## Feasibility via quantifier elimination

Consider the system of polynomial equations and inequalities [1]

$\begin{array}{rrl} f_1 (x_1, x_2) :=& x_1^2 + x_2^2 - 1 &= 0\\ g_1 (x_1, x_2) :=& 3 x_2 - x_1^3 - 2 &\geq 0\\ g_2 (x_1, x_2) :=& x_1 - 8 x_2^3 &\geq 0\end{array}$

whose solution set is the following semialgebraic set

$S := \{ (x_1,x_2) \in \mathbb{R}^2 \mid f_1 (x_1,x_2) = 0 \land g_1 (x_1,x_2) \geq 0 \land g_2 (x_1,x_2) \geq 0\}$

Parrilo showed in [1] that this system is infeasible, i.e., set $S$ is empty, using the Positivstellensatz [2]. Alternatively, one could use quantifier elimination to conclude infeasibility.

Consider the following proposition

$\exists{x_1}\exists{x_2} \left(f_1 (x_1,x_2) = 0 \land g_1 (x_1,x_2) \geq 0 \land g_2 (x_1,x_2) \geq 0\right)$.

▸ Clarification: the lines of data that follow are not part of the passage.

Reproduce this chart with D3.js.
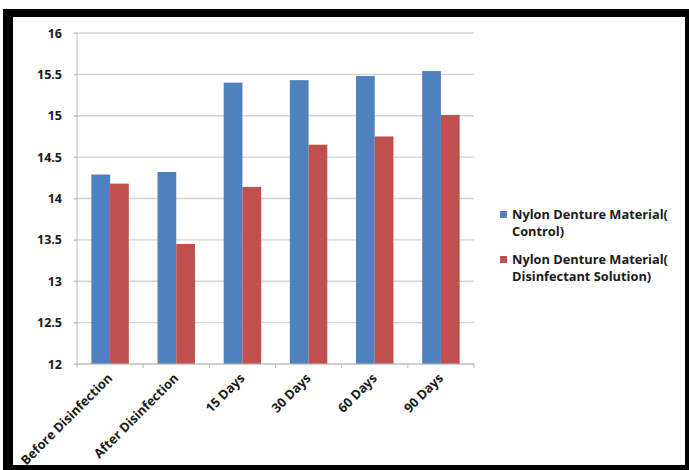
<!DOCTYPE html>
<html><head><meta charset="utf-8">
<script src="https://cdn.jsdelivr.net/npm/d3@7"></script>
<style>
html,body{margin:0;padding:0;background:#fff;}
text{font-family:"Open Sans","DejaVu Sans",sans-serif;font-weight:bold;fill:#1a1a1a;}
</style></head>
<body><svg id="c" width="689" height="470"></svg>
<script>
const categories = ["Before Disinfection","After Disinfection","15 Days","30 Days","60 Days","90 Days"];
const seriesNames = ["Nylon Denture Material( Control)","Nylon Denture Material( Disinfectant Solution)"];
const legendLines = [["Nylon Denture Material(","Control)"],["Nylon Denture Material(","Disinfectant Solution)"]];
const controlValues = [14.29, 14.32, 15.40, 15.43, 15.48, 15.54];
const disinfectantValues = [14.18, 13.45, 14.14, 14.65, 14.75, 15.01];
const yTicks = [12, 12.5, 13, 13.5, 14, 14.5, 15, 15.5, 16];
const colors = ["#4F81BD", "#C0504D"];

(function(){
const svg = d3.select("#c");
// frame
svg.append("rect").attr("x",3).attr("y",9).attr("width",686).attr("height",461).attr("fill","#000");
svg.append("rect").attr("x",13).attr("y",17).attr("width",672).attr("height",448).attr("fill","#fff");

const pL = 77, pR = 474, pT = 33, pB = 364;
const x = d3.scaleBand().domain(categories).range([pL, pR]).paddingInner(0).paddingOuter(0);
const y = d3.scaleLinear().domain([12, 16]).range([pB, pT]);
const groupW = x.bandwidth() * 0.566;
const x1 = d3.scaleBand().domain([0,1]).range([0, groupW]);

// gridlines
svg.append("g").selectAll("line").data(yTicks).join("line")
  .attr("x1", pL - 3).attr("x2", pR)
  .attr("y1", d => y(d)).attr("y2", d => y(d))
  .attr("stroke", "#d4d4d4").attr("stroke-width", 1.3);

// bars
const series = [controlValues, disinfectantValues];
series.forEach((vals, si) => {
  svg.append("g").selectAll("rect").data(vals).join("rect")
    .attr("x", (d, i) => x(categories[i]) + (x.bandwidth() - groupW) / 2 + x1(si))
    .attr("width", x1.bandwidth())
    .attr("y", d => y(d))
    .attr("height", d => y(12) - y(d))
    .attr("fill", colors[si]);
});

// y axis
const yAxis = d3.axisLeft(y).tickValues(yTicks).tickSize(3).tickFormat(d3.format("~g"));
const ya = svg.append("g").attr("transform", `translate(${pL},0)`).call(yAxis);
ya.select(".domain").attr("stroke", "#bdbdbd").attr("d", `M0,${pT}V${pB}`);
ya.selectAll(".tick line").attr("stroke", "#bdbdbd");
ya.selectAll(".tick text").attr("x", -15).attr("font-size", "12.5px").attr("fill","#1a1a1a")
  .style("font-family","'Open Sans',sans-serif").style("font-weight","bold");

// x axis
const xa = svg.append("g").attr("transform", `translate(0,${pB})`);
xa.append("line").attr("x1", pL).attr("x2", pR).attr("y1", 0).attr("y2", 0).attr("stroke", "#bdbdbd");
const edges = categories.map(c => x(c)).concat([pR]);
xa.selectAll("line.t").data(edges).join("line").attr("class","t")
  .attr("x1", d => d).attr("x2", d => d).attr("y1", 0).attr("y2", 4).attr("stroke", "#bdbdbd");
xa.selectAll("text").data(categories).join("text")
  .attr("transform", d => `translate(${x(d) + x.bandwidth()/2 + 3},${15}) rotate(-45)`)
  .attr("text-anchor", "end")
  .attr("font-size", "12.8px")
  .text(d => d);

// legend
const lg = svg.append("g");
legendLines.forEach((lines, i) => {
  const gy = 211 + i * 45;
  lg.append("rect").attr("x", 500).attr("y", gy).attr("width", 7).attr("height", 7).attr("fill", colors[i]);
  lines.forEach((t, j) => {
    lg.append("text").attr("x", 512).attr("y", gy + 8 + j * 17).attr("font-size", "12.8px").text(t);
  });
});
})();
</script></body></html>
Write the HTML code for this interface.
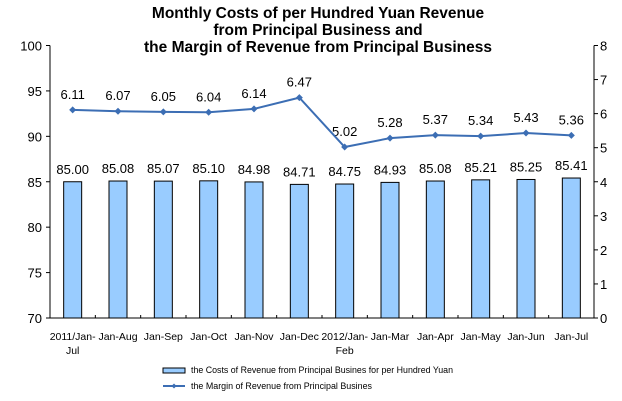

If this proposition is true, then the system is feasible and $S$ is nonempty. If the proposition is false, then the system is infeasible and $S$ is empty. We can determine the truth value of the proposition using REDUCE + REDLOG to perform quantifier elimination:

% feasibility via quantifier elimination

rlset ofsf;

% define polynomial functions
f1 := x1^2+x2^2-1;
g1 := 3*x2-x1^3-2;
g2 := x1-8*x2^3;

% define existential formula
phi := ex({x1,x2}, f1=0 and g1>=0 and g2>=0);

% perform quantifier elimination
rlqe phi;

end;

The output of this script is the following:

The proposition is false and, thus, the system is infeasible.

__________

References

[1] Pablo Parrilo, Sum of Squares Programs and Polynomial Inequalities.

[2] Jacek Bochnak, Michel Coste, Marie-Françoise Roy, Real Algebraic Geometry, Springer, 1998.